In 1963, Mr. Young formed his own ensemble, something later minimalist composers such as Philip Glass and Steve Reich would also do. A year later, he decided he liked the hum of the motor that powered his aquarium, amplified it, and asked his group to improvise long tones against it. This was the beginning of his "dream house" phase. But the same year, on an old upright piano, he realised the first version of the tuning he gradually refined for Well Tuned Piano.

Mr. Young's detractors in the music world, and there are some, have suggested that no single composition, however grand in theory and design, needs to germinate for twenty years or more. They wonder if the years spent studying Indian music from the ground up with Pandit Pran Nath might have been better spent diversifying his composing. But then, back in the '60s, The Velvet Underground had its detractors, people who said the sound was more noise than music.

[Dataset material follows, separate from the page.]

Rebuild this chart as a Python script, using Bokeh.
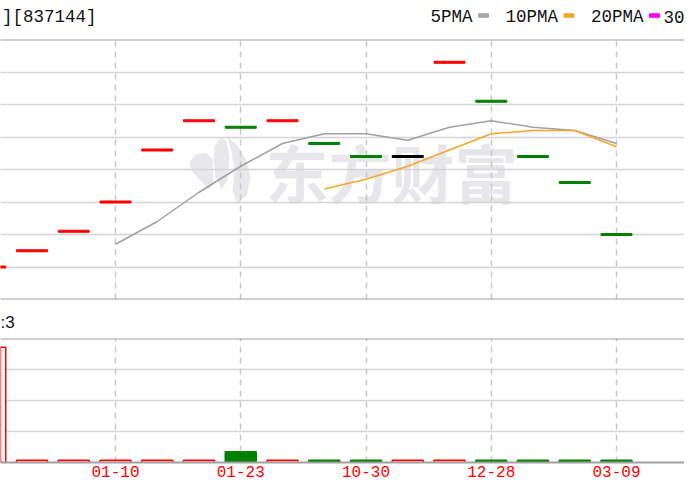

The Velvets' reputation has survived the criticism handily, with the help of the band's body of recorded work.

The Gramavision recording of Well Tuned Piano captures the diversity and depth of La Monte Young's musical vision, now more nearly maximal than minimal, with superb clarity. There are passages of ravishing lyricism, as delicate as any minimalist piano solo, even if the tuning may initially sound odd to some. There are also stormy welters of sonic interference patterns, as bracing as the Velvets' screaming feedback surges. Well Tuned Piano isn't so much a single composition as a formal and intuitive synthesis of everything Mr. Young has done. His music was already controversial while it was still in the process of creation. Now it is going to be heard, and it's about time.